Questo cammino di attuazione della Costituzione, con i ritardi, anche i sabotaggi, le incertezze che si sono avute sarebbe un capitolo cui qui si può solo accennare ma che è importante proprio per poter meditare sul senso che oggi può avere in Italia una eredità che, ripeto, non è eredità da sbandierare come una cosa che accomunava a priori tutti gli italiani. Fu per gli italiani un momento alto nella loro storia perché seppero dividersi in base a ideali diversi anche quelli che stavano dalla stessa parte antifascista avevano opinioni diverse sul futuro dell’Italia. Fu un momento alto nel senso che dalle grandi crisi si esce avendo dei valori comuni da attuare con delle norme che permettono la convivenza. Fra persone affezionatissime alle proprie convinzioni e ai propri principi generali, alle proprie visioni finali della società. Naturalmente in mezzo secolo ne sono successe tante che poi ognuno è venuto cambiando, modificando, adattando anche i suoi principi generali e ideali iniziali. Ma oggi molto spesso compare la tendenza a considerare un pericoloso post illuminista chiunque parli di un futuro, che non sia soltanto una garanzia a livello più basso del presente, uno che mediti forzature totalitarie.

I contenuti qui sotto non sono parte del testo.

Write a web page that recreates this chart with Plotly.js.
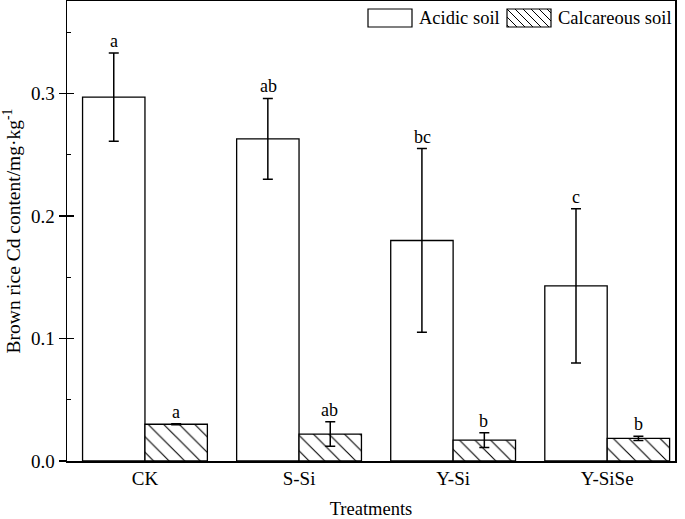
<!DOCTYPE html>
<html>
<head>
<meta charset="utf-8">
<script src="https://cdn.plot.ly/plotly-3.0.1.min.js"></script>
<style>html,body{margin:0;padding:0;background:#fff;}#chart{width:685px;height:519px;}</style>
</head>
<body>
<div id="chart"></div>
<script>
// ---- data ----
const treatments = ["CK", "S-Si", "Y-Si", "Y-SiSe"];
const acidic = [0.297, 0.263, 0.180, 0.143];
const acidicErr = [0.036, 0.033, 0.075, 0.063];
const acidicLetters = ["a", "ab", "bc", "c"];
const calcareous = [0.030, 0.022, 0.017, 0.0185];
const calcareousErr = [0.0005, 0.010, 0.006, 0.0018];
const calcareousLetters = ["a", "ab", "b", "b"];
const seriesNames = ["Acidic soil", "Calcareous soil"];

const FONT = "Liberation Serif, Times New Roman, serif";
const W = 685, H = 519;
const M = {l: 67, r: 10, t: 1, b: 58};
const PW = W - M.l - M.r, PH = H - M.t - M.b;
const px2x = p => (p - M.l) / PW;
const px2y = p => (H - M.b - p) / PH;

const errStyle = {type: "data", visible: true, color: "#000", thickness: 1.5, width: 5};

const traces = [
  {
    type: "bar", name: seriesNames[0], x: treatments, y: acidic,
    error_y: Object.assign({array: acidicErr}, errStyle),
    marker: {color: "#fff", line: {color: "#000", width: 1.3}},
    showlegend: false
  },
  {
    type: "bar", name: seriesNames[1], x: treatments, y: calcareous,
    error_y: Object.assign({array: calcareousErr}, errStyle),
    marker: {color: "#fff", line: {color: "#000", width: 1.3},
      pattern: {shape: "\\", fgcolor: "#000", bgcolor: "#fff", size: 11, solidity: 0.1}},
    showlegend: false
  },
  // invisible trace to enable overlay axis for inside ticks
  {type: "scatter", x: [treatments[0]], y: [0], yaxis: "y2", mode: "markers",
   marker: {opacity: 0}, showlegend: false, hoverinfo: "skip"}
];

const annotations = [];
treatments.forEach((t, i) => {
  annotations.push({x: i - 0.2, y: acidic[i] + acidicErr[i], xref: "x", yref: "y",
    text: acidicLetters[i], showarrow: false, yanchor: "bottom", yshift: 0,
    font: {family: FONT, size: 18, color: "#000"}});
  annotations.push({x: i + 0.2, y: calcareous[i] + calcareousErr[i], xref: "x", yref: "y",
    text: calcareousLetters[i], showarrow: false, yanchor: "bottom", yshift: 0,
    font: {family: FONT, size: 18, color: "#000"}});
});

// custom legend
const shapes = [];
const leg = [
  {bx0: 368, bx1: 412, label: seriesNames[0], tx: 417, hatch: false},
  {bx0: 507, bx1: 551, label: seriesNames[1], tx: 556, hatch: true}
];
const by0 = 9, by1 = 27;
leg.forEach(L => {
  shapes.push({type: "rect", xref: "paper", yref: "paper",
    x0: px2x(L.bx0), x1: px2x(L.bx1), y0: px2y(by1), y1: px2y(by0),
    line: {color: "#000", width: 1.2}, fillcolor: "#fff"});
  if (L.hatch) {
    const h = by1 - by0, step = 8;
    for (let s = L.bx0 - h + 2; s < L.bx1; s += step) {
      const xa = Math.max(s, L.bx0), xb = Math.min(s + h, L.bx1);
      if (xb <= xa) continue;
      shapes.push({type: "line", xref: "paper", yref: "paper",
        x0: px2x(xa), y0: px2y(by0 + (xa - s)), x1: px2x(xb), y1: px2y(by0 + (xb - s)),
        line: {color: "#000", width: 1}});
    }
  }
  annotations.push({xref: "paper", yref: "paper", x: px2x(L.tx), y: px2y((by0 + by1) / 2),
    xanchor: "left", yanchor: "middle", showarrow: false, text: L.label,
    font: {family: FONT, size: 18.5, color: "#000"}});
});

const layout = {
  width: W, height: H,
  margin: M,
  paper_bgcolor: "#fff", plot_bgcolor: "#fff",
  font: {family: FONT, size: 19, color: "#000"},
  barmode: "group", bargap: 0.19, bargroupgap: 0,
  xaxis: {
    range: [-0.506, 3.44], showline: true, linecolor: "#000", linewidth: 1.5,
    mirror: true, ticks: "", showgrid: false, zeroline: false,
    tickfont: {family: FONT, size: 19},
    title: {text: "Treatments", font: {family: FONT, size: 18.5}, standoff: 18}
  },
  yaxis: {
    range: [0, 0.3755], dtick: 0.1, tickformat: ".1f",
    showline: true, linecolor: "#000", linewidth: 1.5, mirror: true,
    ticks: "outside", ticklen: 7, tickwidth: 1.3, tickcolor: "#000",
    showgrid: false, zeroline: false,
    tickfont: {family: FONT, size: 19},
    title: {text: "Brown rice Cd content/mg·kg<sup>-1</sup>", font: {family: FONT, size: 19.5}, standoff: 6}
  },
  yaxis2: {
    overlaying: "y", side: "left", range: [0, 0.3755], dtick: 0.1,
    showticklabels: false, ticks: "inside", ticklen: 7, tickwidth: 1.3, tickcolor: "#000",
    minor: {dtick: 0.05, ticks: "inside", ticklen: 4, tickwidth: 1.3, tickcolor: "#000"},
    showgrid: false, zeroline: false, showline: false
  },
  annotations: annotations,
  shapes: shapes
};

Plotly.newPlot("chart", traces, layout, {displayModeBar: false, staticPlot: true});
</script>
</body>
</html>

Pensare che il mondo si possa cambiare in meglio perché purtroppo sappiamo che il peggio non è mai finito, pensare che il mondo abbia senso, un senso che dà valore anche alla politica viene considerata una cosa assurda o il residuo di una fede nel progresso. Sembra che gli apologeti dell’antico regime in definitiva avessero ragione, perché i famosi principi dell’89 (io avendo fatto il liceo in periodo fascista li sentivo sbeffeggiare dai miei professori), oggi sembrano di nuovo sbeffeggiabili perché sono frutto di quell’illuminismo da cui deriverebbero tutti i guai di due secoli di travagliatissima storia dell’Europa e muovendo dalla pedana dell’Europa, di storia mondiale.